4. Close with clarity: Be very specific about the next steps the student needs to take in order to improve his or her work.  Add details is not specific enough. Add statistics or comparisons or examples of… are much better.

Giving this kind of feedback may require some of the team to change long standing behaviors which is not always easy.  Taking time during common planning to share ideas and review student work with feedback will be helpful to all of the teachers.  More importantly, students will receive the benefits of the concerted effort of their teachers to improve their feedback techniques,

II. Approach a type of assignment that cuts across the curriculum by being consistent with the type of feedback given.

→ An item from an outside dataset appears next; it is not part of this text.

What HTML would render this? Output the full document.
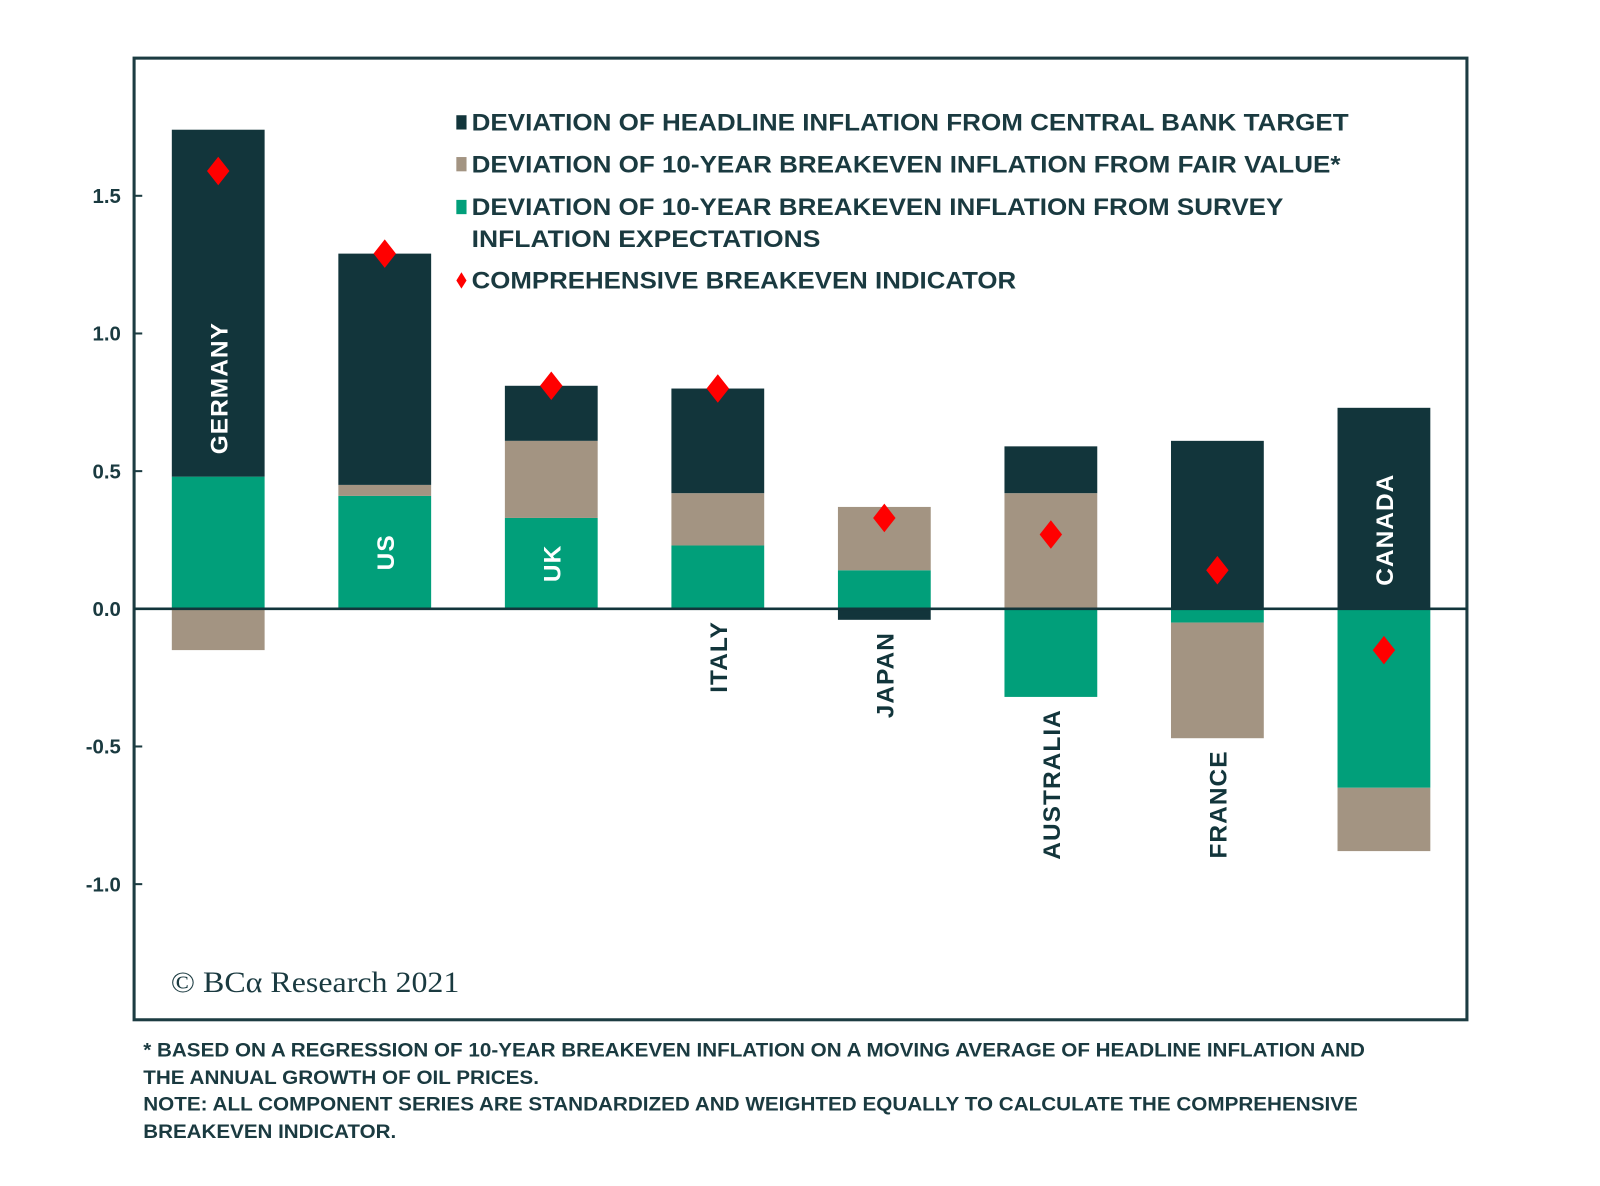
<!DOCTYPE html>
<html><head><meta charset="utf-8"><style>
html,body{margin:0;padding:0;background:#fff;}
svg{display:block;}
</style></head><body>
<svg id="chart" width="1600" height="1186" viewBox="0 0 1568 1163" font-family="Liberation Sans, sans-serif" xmlns="http://www.w3.org/2000/svg">
<rect x="131" y="57" width="1307" height="943" fill="none" stroke="#1c3c42" stroke-width="3"/>
<g id="bars"></g>
<g id="yaxis"></g>
<line x1="131" x2="1438" y1="597" y2="597" stroke="#12353b" stroke-width="2.5"/>
<g id="labels"></g>
<g id="markers"></g>
<g font-weight="bold" font-size="24" fill="#1a3a40">
 <rect x="447" y="113" width="10" height="14" fill="#12353b"/>
 <text x="462" y="128" textLength="860" lengthAdjust="spacingAndGlyphs">DEVIATION OF HEADLINE INFLATION FROM CENTRAL BANK TARGET</text>
 <rect x="447" y="154" width="10" height="14" fill="#a39482"/>
 <text x="462" y="169" textLength="852" lengthAdjust="spacingAndGlyphs">DEVIATION OF 10-YEAR BREAKEVEN INFLATION FROM FAIR VALUE*</text>
 <rect x="447" y="196" width="10" height="14" fill="#019f7a"/>
 <text x="462" y="211" textLength="796" lengthAdjust="spacingAndGlyphs">DEVIATION OF 10-YEAR BREAKEVEN INFLATION FROM SURVEY</text>
 <text x="462" y="242" textLength="342" lengthAdjust="spacingAndGlyphs">INFLATION EXPECTATIONS</text>
 <polygon points="452,267 457,275 452,283 447,275" fill="#ff0000"/>
 <text x="462" y="283" textLength="534" lengthAdjust="spacingAndGlyphs">COMPREHENSIVE BREAKEVEN INDICATOR</text>
</g>
<text x="167" y="973" style="font-family:'Liberation Serif',serif" font-size="29" fill="#1a3a40" textLength="283" lengthAdjust="spacingAndGlyphs">© BCα Research 2021</text>
<g font-weight="bold" font-size="19" fill="#1a3a40">
 <text x="140" y="1036" textLength="1198" lengthAdjust="spacingAndGlyphs">* BASED ON A REGRESSION OF 10-YEAR BREAKEVEN INFLATION ON A MOVING AVERAGE OF HEADLINE INFLATION AND</text>
 <text x="140" y="1063" textLength="388" lengthAdjust="spacingAndGlyphs">THE ANNUAL GROWTH OF OIL PRICES.</text>
 <text x="140" y="1089" textLength="1191" lengthAdjust="spacingAndGlyphs">NOTE: ALL COMPONENT SERIES ARE STANDARDIZED AND WEIGHTED EQUALLY TO CALCULATE THE COMPREHENSIVE</text>
 <text x="140" y="1116" textLength="248" lengthAdjust="spacingAndGlyphs">BREAKEVEN INDICATOR.</text>
</g>
</svg>
<script>
const countries = ["GERMANY","US","UK","ITALY","JAPAN","AUSTRALIA","FRANCE","CANADA"];
const headline = [1.26, 0.84, 0.20, 0.38, -0.04, 0.17, 0.61, 0.73];
const fairValue = [-0.15, 0.04, 0.28, 0.19, 0.23, 0.42, -0.42, -0.23];
const survey = [0.48, 0.41, 0.33, 0.23, 0.14, -0.32, -0.05, -0.65];
const indicator = [1.59, 1.29, 0.81, 0.80, 0.33, 0.27, 0.14, -0.15];
const yTicks = [1.5, 1.0, 0.5, 0.0, -0.5, -1.0];
const yTickLabels = ["1.5","1.0","0.5","0.0","-0.5","-1.0"];
const insideLabel = [true, true, true, false, false, false, false, true];

const NS = "http://www.w3.org/2000/svg";
const y = v => 597 - v * 270;
const xc = i => 213.5 + i * 163.3;
const BW = 91;
function mk(tag, attrs){const e=document.createElementNS(NS,tag);for(const k in attrs)e.setAttribute(k,attrs[k]);return e;}
const bars=document.getElementById('bars'), yaxis=document.getElementById('yaxis'), labels=document.getElementById('labels'), markers=document.getElementById('markers');

yTicks.forEach((t,i)=>{
  const l=mk('line',{x1:131,x2:139,y1:y(t),y2:y(t),stroke:'#1c3c42','stroke-width':2});
  
  
  yaxis.appendChild(l);
  const tx=mk('text',{x:118,y:y(t)+7,'text-anchor':'end','font-size':20,'font-weight':'bold',fill:'#1a3a40'});
  tx.textContent=yTickLabels[i];
  
  
  yaxis.appendChild(tx);
});

const series=[["survey",survey,"#019f7a"],["fair-value",fairValue,"#a39482"],["headline",headline,"#12353b"]];
const negOrder=[["headline",headline,"#12353b"],["survey",survey,"#019f7a"],["fair-value",fairValue,"#a39482"]];
countries.forEach((c,i)=>{
  let pos=0, neg=0;
  series.forEach(([n,arr,col])=>{ const v=arr[i]; if(v>0){
    const r=mk('rect',{x:xc(i)-BW/2,y:y(pos+v),width:BW,height:v*270,fill:col});
    
    
    bars.appendChild(r); pos+=v; }});
  negOrder.forEach(([n,arr,col])=>{ const v=arr[i]; if(v<0){
    const r=mk('rect',{x:xc(i)-BW/2,y:y(neg),width:BW,height:-v*270,fill:col});
    
    
    bars.appendChild(r); neg+=v; }});
  let ly, anchor, fill;
  if(insideLabel[i]){
    if(c==="GERMANY"){ ly=y(survey[i]+headline[i]*0.255); }
    else if(c==="CANADA"){ ly=y(headline[i]/2)+21; }
    else { ly=y(survey[i]/2); }
    anchor='middle'; fill='#fff';
  } else {
    ly=y(neg)+12; anchor='end'; fill='#12353b';
  }
  const t=mk('text',{x:0,y:0,'text-anchor':anchor,'font-size':24,'font-weight':'bold',fill:fill,'letter-spacing':'1',transform:`translate(${xc(i)+9},${ly}) rotate(-90)`});
  t.textContent=c;
  
  
  labels.appendChild(t);
  const cx=xc(i), cy=y(indicator[i]);
  const d=mk('polygon',{points:`${cx},${cy-14} ${cx+11},${cy} ${cx},${cy+14} ${cx-11},${cy}`,fill:'#ff0000'});
  
  
  markers.appendChild(d);
});
</script>
</body></html>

  • Have a conversation as a team and identify some skill or genre of writing or type of response that all of you require of your students.
  • Create a rubric or assessment list that you all agree to use.  Make sure it includes a place for next steps.  See the example below based on the work of Anne Davies. Students will have multiple practices in different contexts.  They also will receive consistent descriptive feedback on how to improve their work.
    Sample Assessment List With “Next Steps” Built In
  • Look at student work across the curriculum in order to identify patterns of improvement and weaknesses.  Use this information to create mini-lessons designed to build student proficiency.

American Idol is extremely popular.  Make it a homework assignment and ask students to  jot down what the judges say to the contestants.  The next day have students get into groups of three or four and share their lists.  Ask them to identify what the comments have in common and then have the groups share.  This process should be a good introduction on feedback and its purpose. When students are peer conferencing, remind them of the what the class learned from American Idol. Also reiterate these lessons anytime you are giving descriptive feedback on student work.  By connecting the opportunity to use feedback to improve one’s performance with an authentic example from popular media, the team will be helping students see a relationship between school and the outside world.